Response: The absence of legalized, enforced segregation does not mean the end of racism. This denial of contemporary racism, based on an inaccurate assessment of both history and current society, romanticizes the past and diminishes today’s reality.
If there is no race problem, there would be no school-to-prison pipeline in Mississippi that leads to the arrest and sentencing of Black students for infractions as insignificant as wearing the wrong color socks.
New York City’s Stop and Frisk policy that led to 400,000 police encounters with innocent Black and Latino New Yorkers, would not have happened.
If there is no race problem, why is a Black person 3.73 times more likely to be arrested for marijuana possession than a white person, even though Blacks and whites use marijuana at similar rates?

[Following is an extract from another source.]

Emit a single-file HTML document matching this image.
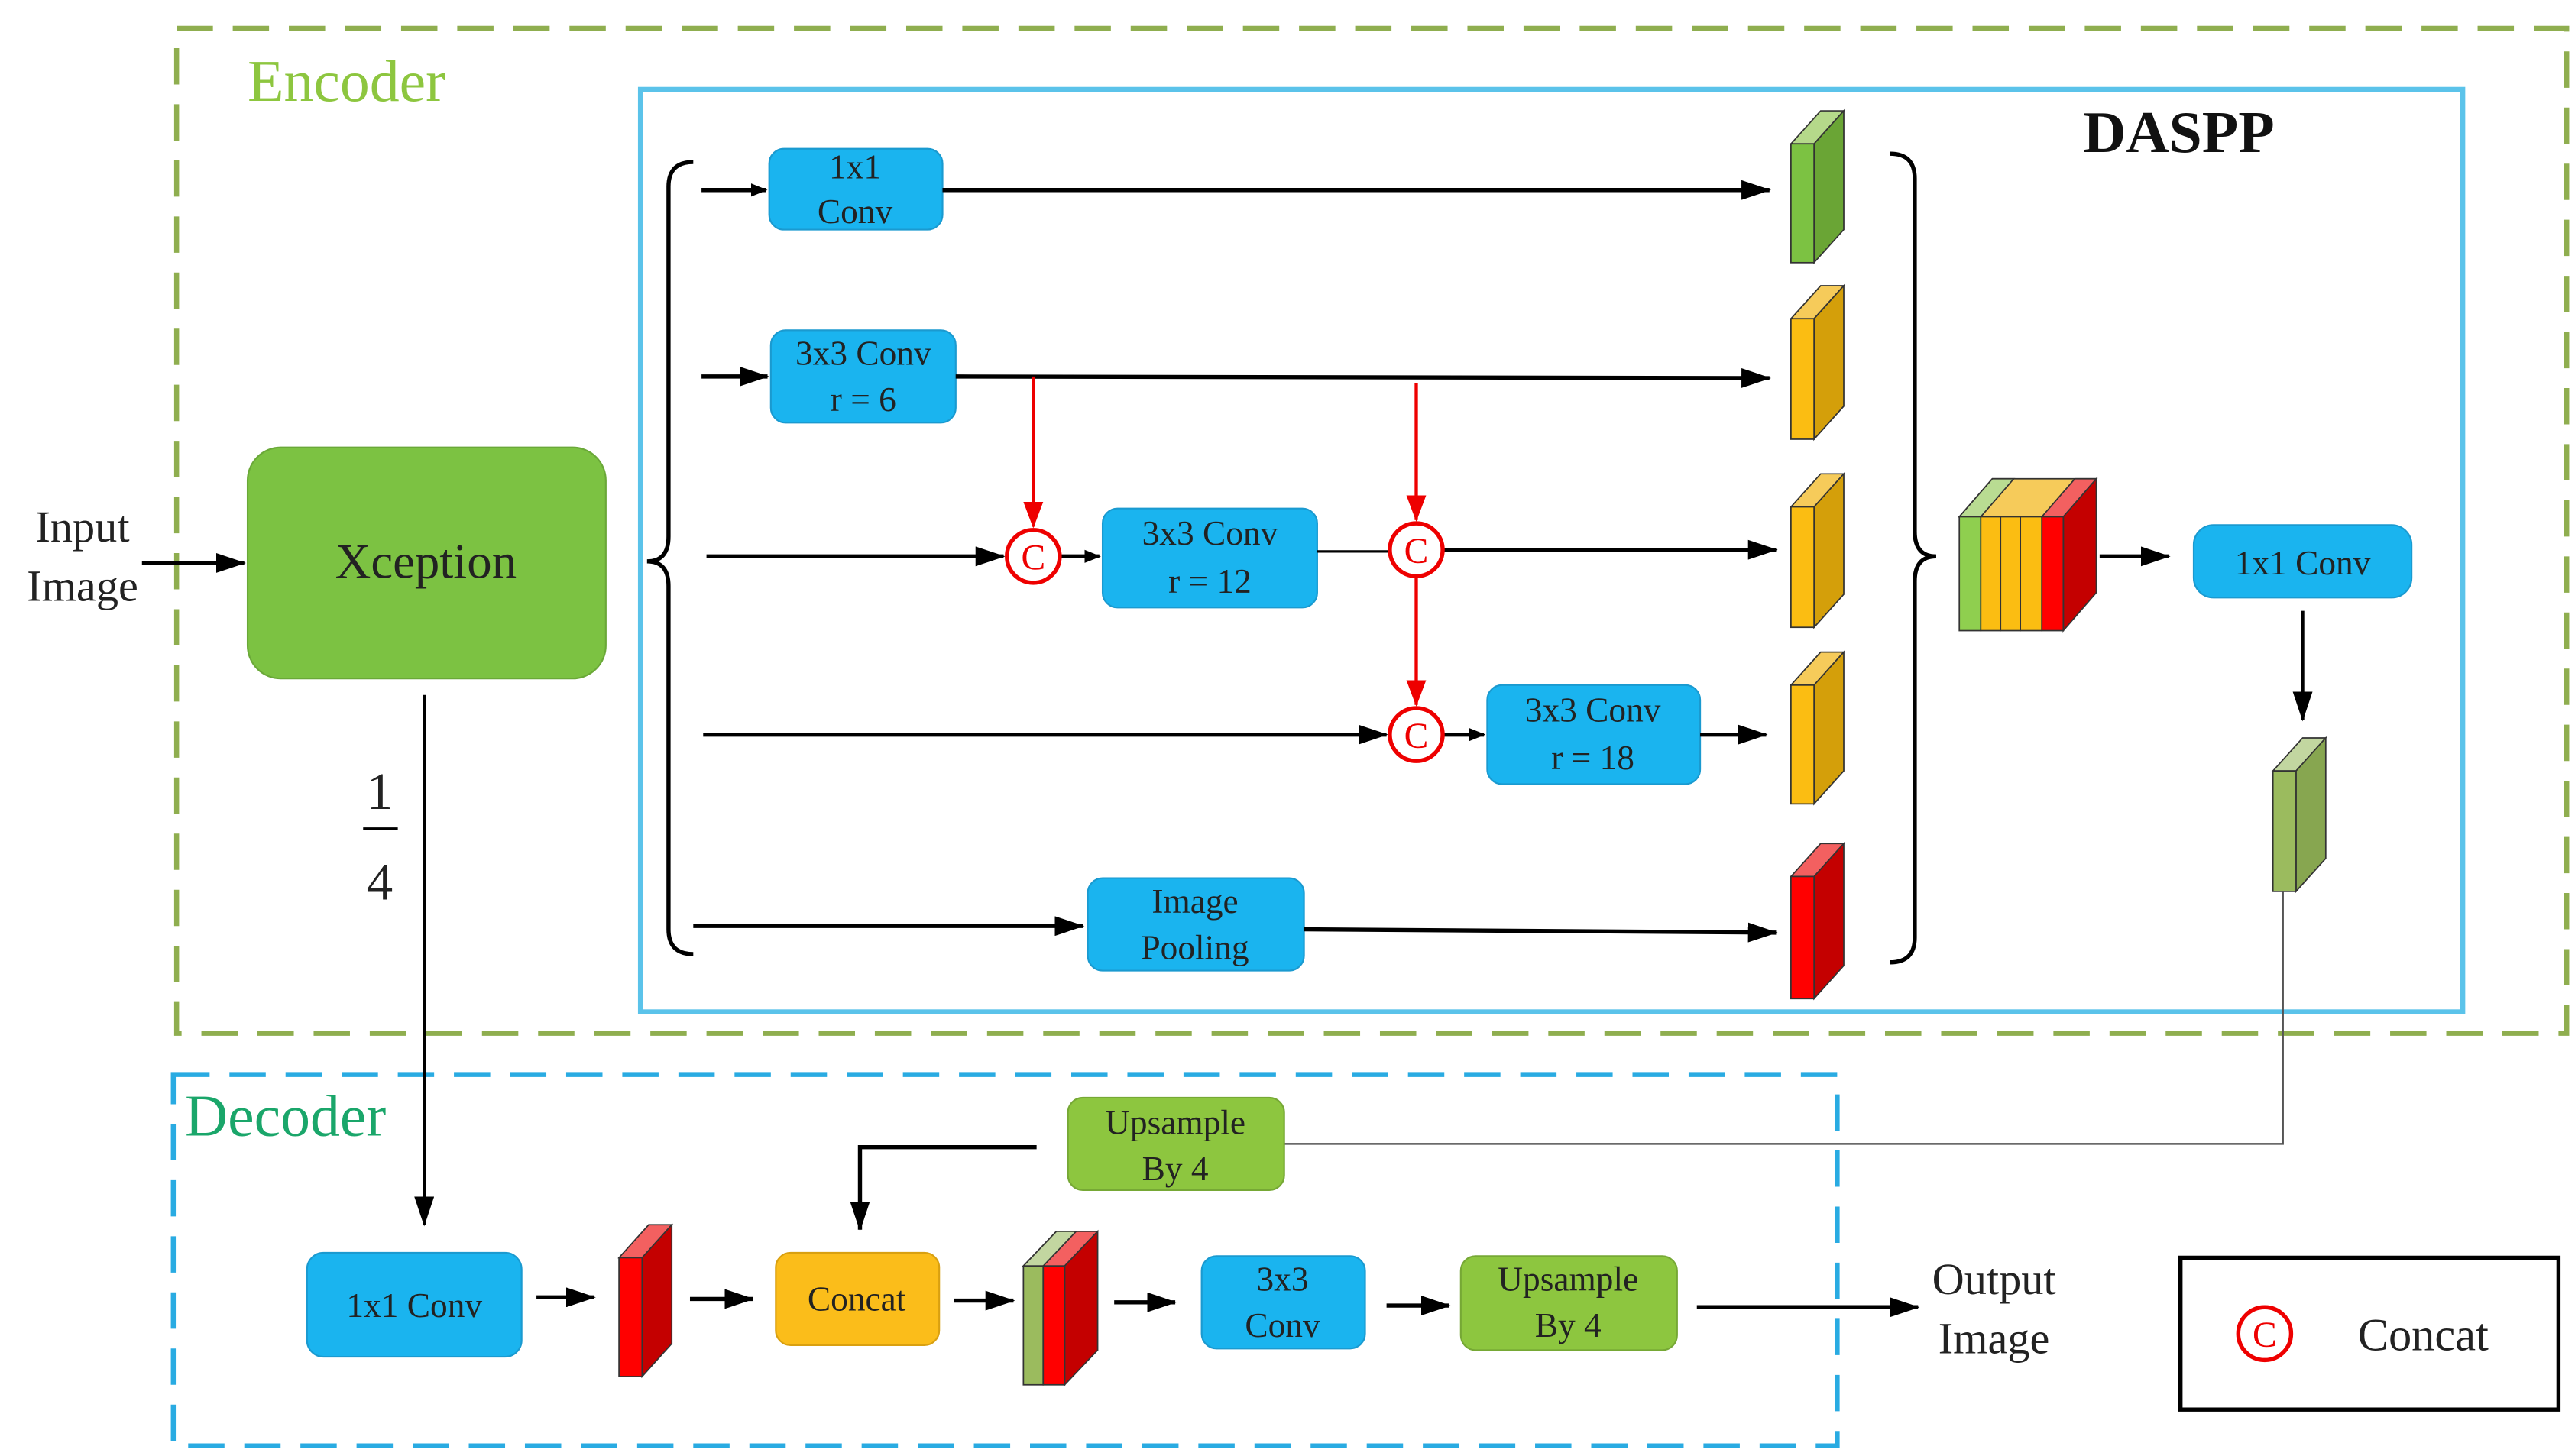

The Double Truth: Although I think the stop-and-frisk policy could use a little more elaboration, ball don’t lie. Agreed.
To wrap this up, please understand that I’m not ripping on author Andre Moore here, not in the slightest. I don’t write this type of article as a critique of what any writer is saying, that’s never the purpose. In fact the purpose is always the same, to do the right thing… to help fight and end racism. And when my life experience shows me a road that I feel some other people, who seek the same goal, just aren’t seeing, then I speak up. That’s how it works, that’s how productive debates are started, and that’s how we all work to make a difference.
As a matter of fact, I’ll be forwarding this to Andre, so please don’t take anything I said in here as reflecting negatively on the work and the mission of Andre and the other people at Atlanta Blackstar. We’re on the same team, and that’s an equally important part of the fight here – to recognize that so we fight racism and not each other. And that… is the double truth.